The heat index at John F. Kennedy Airport in New York City hit a staggering 107 degrees at 1 p.m. Friday, the highest mark yet during the heat wave that has gripped the Northeast. The temperature in Manhattan's Central Park topped 90 for a sixth straight day and inched down only to 89 by 11 p.m.
Some relief is on the way, meteorologists say. Though temperatures are forecast to hit the 90s again on Saturday, a cold front Saturday night, with the potential to produce severe thunderstorms, is expected to send temperatures throughout the region dropping to the mid-80s on Sunday.
Consolidated Edison said it broke a record for electricity usage Friday. The utility used 13,214 megawatts at 2 p.m., topping the old mark of 13,189 from July 22, 2011.
The state also set a power record, according to the New York Independent System Operator.
Thousands of customers in upstate New York counties lost power as thunderstorms swept through the region Friday night, National Grid reported. More than 60,000 were still without power early Saturday.
Con Edison said about 1,100 New York City customers were in the dark early Saturday, mostly in Brooklyn and Queens.

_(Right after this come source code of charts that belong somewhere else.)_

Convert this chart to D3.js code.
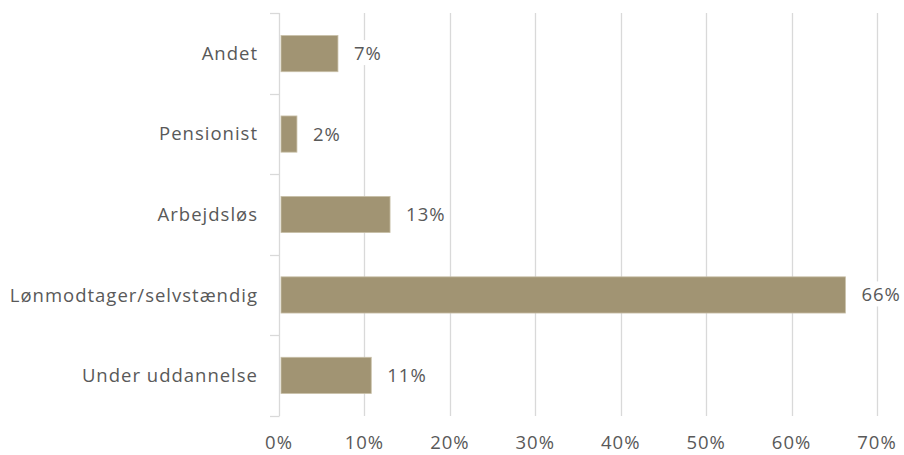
<!DOCTYPE html>
<html>
<head>
<meta charset="utf-8">
<script src="https://cdn.jsdelivr.net/npm/d3@7"></script>
<style>
  body { margin: 0; background: #fff; }
  text { font-family: "Open Sans", sans-serif; fill: #595959; letter-spacing: 1px; }
</style>
</head>
<body>
<svg id="chart" width="904" height="455"></svg>
<script>
// categories top to bottom, values in percent
var categories = ['Andet', 'Pensionist', 'Arbejdsløs', 'Lønmodtager/selvstændig', 'Under uddannelse'];
var values = [6.9, 2.1, 13.0, 66.3, 10.8];
var ticks = [0, 10, 20, 30, 40, 50, 60, 70];

var plotLeft = 279, plotRight = 877, plotTop = 13, plotBottom = 416;
var fs = 18.5;

var svg = d3.select('#chart');

var x = d3.scaleLinear().domain([0, 70]).range([plotLeft, plotRight]);
var bands = d3.scaleBand().domain(categories).range([plotTop, plotBottom]);
var y = d3.scaleBand().domain(categories).range([plotTop, plotBottom]).paddingInner(0.55).paddingOuter(0.28);

// gridlines
svg.append('g')
   .selectAll('line')
   .data(ticks.slice(1))
   .enter()
   .append('line')
   .attr('x1', function(d) { return Math.round(x(d)) + 0.5; })
   .attr('x2', function(d) { return Math.round(x(d)) + 0.5; })
   .attr('y1', plotTop)
   .attr('y2', plotBottom)
   .attr('stroke', '#d9d9d9')
   .attr('stroke-width', 1.3);

// category axis line with ticks between bands
svg.append('line')
   .attr('x1', plotLeft + 0.5).attr('x2', plotLeft + 0.5)
   .attr('y1', plotTop).attr('y2', plotBottom)
   .attr('stroke', '#d9d9d9').attr('stroke-width', 1.3);

var bounds = categories.map(function(c) { return bands(c); }).concat([plotBottom]);
svg.append('g')
   .selectAll('line')
   .data(bounds)
   .enter()
   .append('line')
   .attr('x1', plotLeft - 9).attr('x2', plotLeft + 0.5)
   .attr('y1', function(d) { return Math.round(d) + 0.5; })
   .attr('y2', function(d) { return Math.round(d) + 0.5; })
   .attr('stroke', '#d9d9d9').attr('stroke-width', 1.3);

// bars
svg.append('g')
   .selectAll('rect')
   .data(values)
   .enter()
   .append('rect')
   .attr('x', x(0) + 2)
   .attr('y', function(d, i) { return y(categories[i]); })
   .attr('width', function(d) { return x(d) - x(0) - 2; })
   .attr('height', y.bandwidth())
   .attr('fill', '#a19473')
   .attr('stroke', '#c9c0a8')
   .attr('stroke-width', 0.8);

// value labels with white backing
var labels = svg.append('g')
   .selectAll('g')
   .data(values)
   .enter()
   .append('g')
   .attr('transform', function(d, i) {
      return 'translate(' + (x(d) + 16) + ',' + (y(categories[i]) + y.bandwidth() / 2) + ')';
   });
labels.append('text')
   .attr('dy', '0.35em')
   .attr('font-size', fs)
   .text(function(d) { return Math.round(d) + '%'; });
labels.each(function() {
   var g = d3.select(this);
   var b = g.select('text').node().getBBox();
   g.insert('rect', 'text')
    .attr('x', b.x - 2).attr('y', b.y)
    .attr('width', b.width + 4).attr('height', b.height)
    .attr('fill', '#fff');
});

// category labels
svg.append('g')
   .selectAll('text')
   .data(categories)
   .enter()
   .append('text')
   .attr('x', 258)
   .attr('y', function(d) { return bands(d) + bands.bandwidth() / 2; })
   .attr('dy', '0.35em')
   .attr('text-anchor', 'end')
   .attr('font-size', fs)
   .text(function(d) { return d; });

// x tick labels
svg.append('g')
   .selectAll('text')
   .data(ticks)
   .enter()
   .append('text')
   .attr('x', function(d) { return x(d); })
   .attr('y', 443)
   .attr('dy', '0.35em')
   .attr('text-anchor', 'middle')
   .attr('font-size', fs)
   .text(function(d) { return d + '%'; });
</script>
</body>
</html>
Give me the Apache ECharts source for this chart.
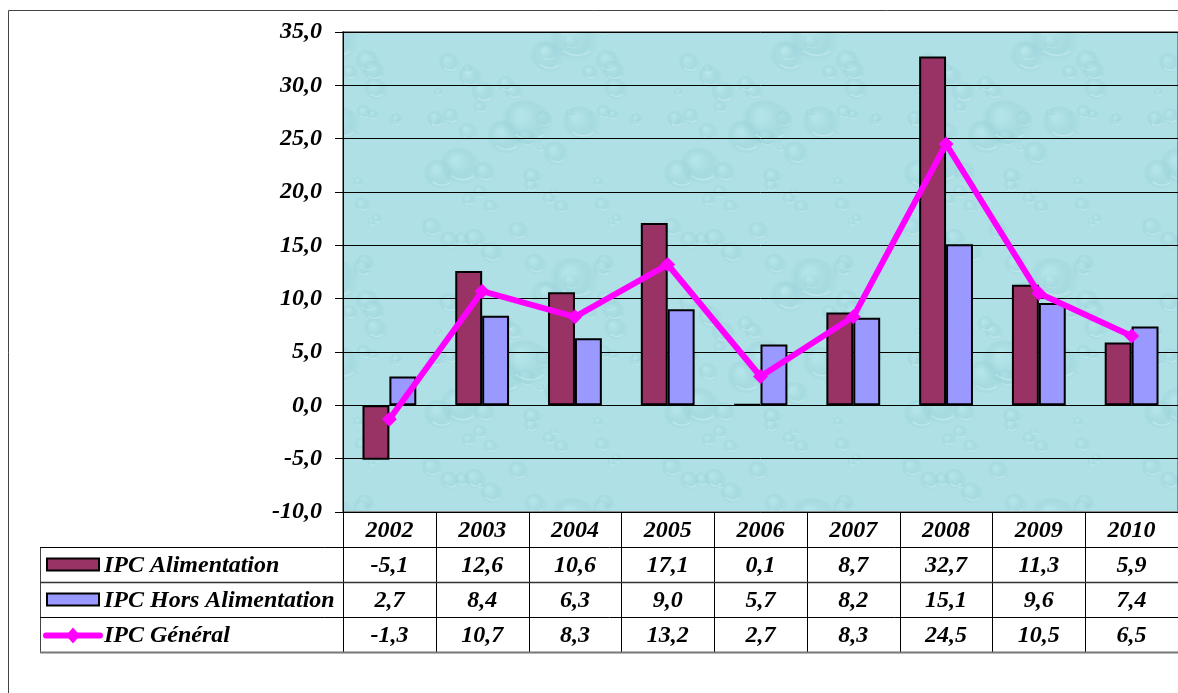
<!DOCTYPE html>
<html>
<head>
<meta charset="utf-8">
<script src="https://cdn.jsdelivr.net/npm/echarts@6/dist/echarts.min.js"></script>
<style>
  html, body { margin: 0; padding: 0; background: #ffffff; }
  #chart { width: 1178px; height: 693px; }
</style>
</head>
<body>
<div id="chart"></div>
<script>
// Indices des prix à la consommation, variation annuelle (%)
const years = ['2002', '2003', '2004', '2005', '2006', '2007', '2008', '2009', '2010'];
const ipcAlimentation = [-5.1, 12.6, 10.6, 17.1, 0.1, 8.7, 32.7, 11.3, 5.9];
const ipcHorsAlimentation = [2.7, 8.4, 6.3, 9.0, 5.7, 8.2, 15.1, 9.6, 7.4];
const ipcGeneral = [-1.3, 10.7, 8.3, 13.2, 2.7, 8.3, 24.5, 10.5, 6.5];
const seriesNames = ['IPC Alimentation', 'IPC Hors Alimentation', 'IPC Général'];
const yMin = -10, yMax = 35, yStep = 5;

const COL_ALIM = '#993366';
const COL_HORS = '#9999ff';
const COL_GEN = '#ff00ff';
const FONT = '"Liberation Serif", "Times New Roman", serif';
const FONT_SIZE = 24;

const fmt = v => v.toFixed(1).replace('.', ',');

// Soft water-drop texture tile for the plot background
function makeDropTile() {
  const size = 240;
  const cv = document.createElement('canvas');
  cv.width = size; cv.height = size;
  const ctx = cv.getContext('2d');
  ctx.fillStyle = '#aee0e5';
  ctx.fillRect(0, 0, size, size);
  let seed = 11;
  const next = () => { seed = (seed * 16807) % 2147483647; return seed / 2147483647; };
  const drop = (x, y, r) => {
    for (let dx = -size; dx <= size; dx += size) {
      for (let dy = -size; dy <= size; dy += size) {
        const cx = x + dx, cy = y + dy;
        if (cx + r < 0 || cx - r > size || cy + r < 0 || cy - r > size) continue;
        const g = ctx.createRadialGradient(cx - r * 0.25, cy - r * 0.3, r * 0.1, cx, cy, r);
        g.addColorStop(0, 'rgba(190,236,240,0.35)');
        g.addColorStop(0.6, 'rgba(145,205,213,0.30)');
        g.addColorStop(1, 'rgba(150,208,216,0.0)');
        ctx.fillStyle = g;
        ctx.beginPath();
        ctx.ellipse(cx, cy, r, r * 0.8, 0.4, 0, Math.PI * 2);
        ctx.fill();
        ctx.strokeStyle = 'rgba(225,248,250,0.35)';
        ctx.lineWidth = 1.5;
        ctx.beginPath();
        ctx.ellipse(cx, cy, r * 0.75, r * 0.6, 0.4, 0.3, 1.9);
        ctx.stroke();
      }
    }
  };
  for (let i = 0; i < 50; i++) {
    drop(next() * size, next() * size, 4 + next() * 10);
  }
  for (let i = 0; i < 7; i++) {
    drop(next() * size, next() * size, 14 + next() * 14);
  }
  return cv;
}

const chart = echarts.init(document.getElementById('chart'), null, { renderer: 'canvas' });

const baseOption = {
  animation: false,
  backgroundColor: '#ffffff',
  grid: {
    left: 343, top: 32, right: -8, bottom: 181,
    show: true,
    borderColor: '#8a8a8a', borderWidth: 2,
    backgroundColor: { image: makeDropTile(), repeat: 'repeat' }
  },
  xAxis: {
    type: 'category',
    data: years,
    axisLine: { lineStyle: { color: '#000', width: 1 } },
    axisTick: { show: false },
    axisLabel: { show: false }
  },
  yAxis: {
    type: 'value',
    min: yMin, max: yMax, interval: yStep,
    axisLine: { show: true, lineStyle: { color: '#000', width: 1 } },
    axisTick: { show: true, length: 8, lineStyle: { color: '#000' } },
    axisLabel: {
      formatter: v => fmt(v),
      margin: 21,
      fontFamily: FONT, fontSize: FONT_SIZE, fontWeight: 'bold', fontStyle: 'italic', color: '#000'
    },
    splitLine: { lineStyle: { color: '#000', width: 1 } }
  },
  series: [
    {
      name: seriesNames[0], type: 'bar', data: ipcAlimentation,
      barGap: '0%', barCategoryGap: '42%',
      itemStyle: { color: COL_ALIM, borderColor: '#000', borderWidth: 2 }
    },
    {
      name: seriesNames[1], type: 'bar', data: ipcHorsAlimentation,
      itemStyle: { color: COL_HORS, borderColor: '#000', borderWidth: 2 }
    },
    {
      name: seriesNames[2], type: 'line', data: ipcGeneral, z: 5,
      symbol: 'diamond', symbolSize: 15,
      lineStyle: { color: COL_GEN, width: 6 },
      itemStyle: { color: COL_GEN }
    }
  ]
};

chart.setOption(baseOption);

// Data table below the plot, aligned on the category bands
function buildTable() {
  const c0 = chart.convertToPixel({ xAxisIndex: 0 }, 0);
  const c1 = chart.convertToPixel({ xAxisIndex: 0 }, 1);
  const bw = c1 - c0;
  const left0 = c0 - bw / 2;
  const tableLeft = 40;
  const rightEnd = 1200;
  const rowY = [512, 547, 582, 617, 652];
  const g = [];
  const label = (x, y, t, align) => ({
    type: 'text', x: x, y: y, silent: true,
    style: {
      text: t, fill: '#000', align: align || 'center', verticalAlign: 'middle',
      font: 'italic bold ' + FONT_SIZE + 'px ' + FONT
    }
  });
  const line = (x1, y1, x2, y2, color, w) => ({
    type: 'line', silent: true,
    shape: { x1: x1, y1: y1, x2: x2, y2: y2 },
    style: { stroke: color, lineWidth: w }
  });

  // outer frame
  g.push({ type: 'rect', silent: true, shape: { x: 8.5, y: 10.5, width: 1200, height: 700 },
    style: { fill: null, stroke: '#444', lineWidth: 1 } });

  // vertical separators
  for (let i = 0; i <= years.length; i++) {
    const x = Math.round(left0 + i * bw) + 0.5;
    g.push(line(x, rowY[0], x, rowY[4], '#000', 1));
  }
  g.push(line(tableLeft + 0.5, rowY[1], tableLeft + 0.5, rowY[4], '#444', 1));
  // horizontal rules
  g.push(line(tableLeft, rowY[1] + 0.5, rightEnd, rowY[1] + 0.5, '#000', 1));
  g.push(line(tableLeft, rowY[2] + 0.5, rightEnd, rowY[2] + 0.5, '#333', 1.5));
  g.push(line(tableLeft, rowY[3] + 0.5, rightEnd, rowY[3] + 0.5, '#000', 1));
  g.push(line(tableLeft, rowY[4] + 0.5, rightEnd, rowY[4] + 0.5, '#777', 2));

  // year header and values
  const rows = [ipcAlimentation, ipcHorsAlimentation, ipcGeneral];
  years.forEach((y, i) => {
    const cx = left0 + (i + 0.5) * bw;
    g.push(label(cx, (rowY[0] + rowY[1]) / 2 + 1, y));
    rows.forEach((r, k) => {
      g.push(label(cx, (rowY[k + 1] + rowY[k + 2]) / 2 + 1, fmt(r[i])));
    });
  });

  // legend keys and series names
  const keyX = 47, keyW = 52;
  const mid = k => (rowY[k + 1] + rowY[k + 2]) / 2;
  g.push({ type: 'rect', silent: true, shape: { x: keyX, y: mid(0) - 6, width: keyW, height: 12 },
    style: { fill: COL_ALIM, stroke: '#000', lineWidth: 2 } });
  g.push({ type: 'rect', silent: true, shape: { x: keyX, y: mid(1) - 6, width: keyW, height: 12 },
    style: { fill: COL_HORS, stroke: '#000', lineWidth: 2 } });
  g.push({ type: 'line', silent: true,
    shape: { x1: keyX - 1, y1: mid(2) + 1, x2: keyX + keyW + 1, y2: mid(2) + 1 },
    style: { stroke: COL_GEN, lineWidth: 6, lineCap: 'round' } });
  g.push({ type: 'polygon', silent: true,
    shape: { points: [[73, mid(2) - 7], [80, mid(2) + 1], [73, mid(2) + 9], [66, mid(2) + 1]] },
    style: { fill: COL_GEN } });
  seriesNames.forEach((n, k) => {
    g.push(label(104, mid(k) + 1, n, 'left'));
  });

  chart.setOption({ graphic: { elements: g } });
}

buildTable();
</script>
</body>
</html>
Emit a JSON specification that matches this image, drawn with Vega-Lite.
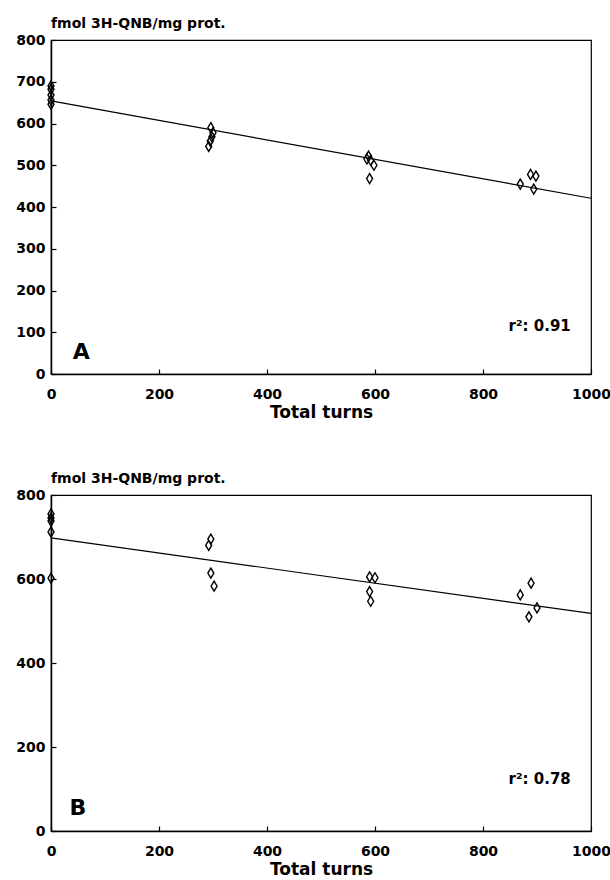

Liz Nielsen, who works at Manhattan's David Zwirner art gallery, found a high-tech way to beat the heat: She used a smartphone app to summon Uber, a taxi company that, for a day, was also delivering ice cream.
"It's just so hot. I keep wandering around thinking, where is the oxygen today?" asked Nielson. "I like `on demand' ice cream, especially when it's this hot. I'm sure a lot of people want it right now. We got lucky."
New York City's Department of Homeless Services added more outreach teams to persuade the homeless to leave the baking streets, while Meals-on-Wheels delivered extra water to the elderly and frail. An air quality alert was issued for New York City and Long Island, while Amtrak trains traveling to Manhattan's Penn Station were delayed for hours after the heat caused track issues throughout New England.
Residents of upstate New York did not fare much better.
Greg Simonick, a landscaper in Buffalo, said he'd frequently walk through sprinklers while toiling outside, but would still need to seek refuge indoors every 30 minutes or so.
"I come in the building, find the coolest room and lay on the floor. The tiles are cooler than anything," he said. "I can't complain about hot because it could be blizzarding."
Saratoga Race Course opened as planned for the debut day of the thoroughbred racing season, but extra precautions were in place to take care of the horses. Veterinarians were stationed on the paths while extra ice buckets and water were placed in the jockeys' quarters.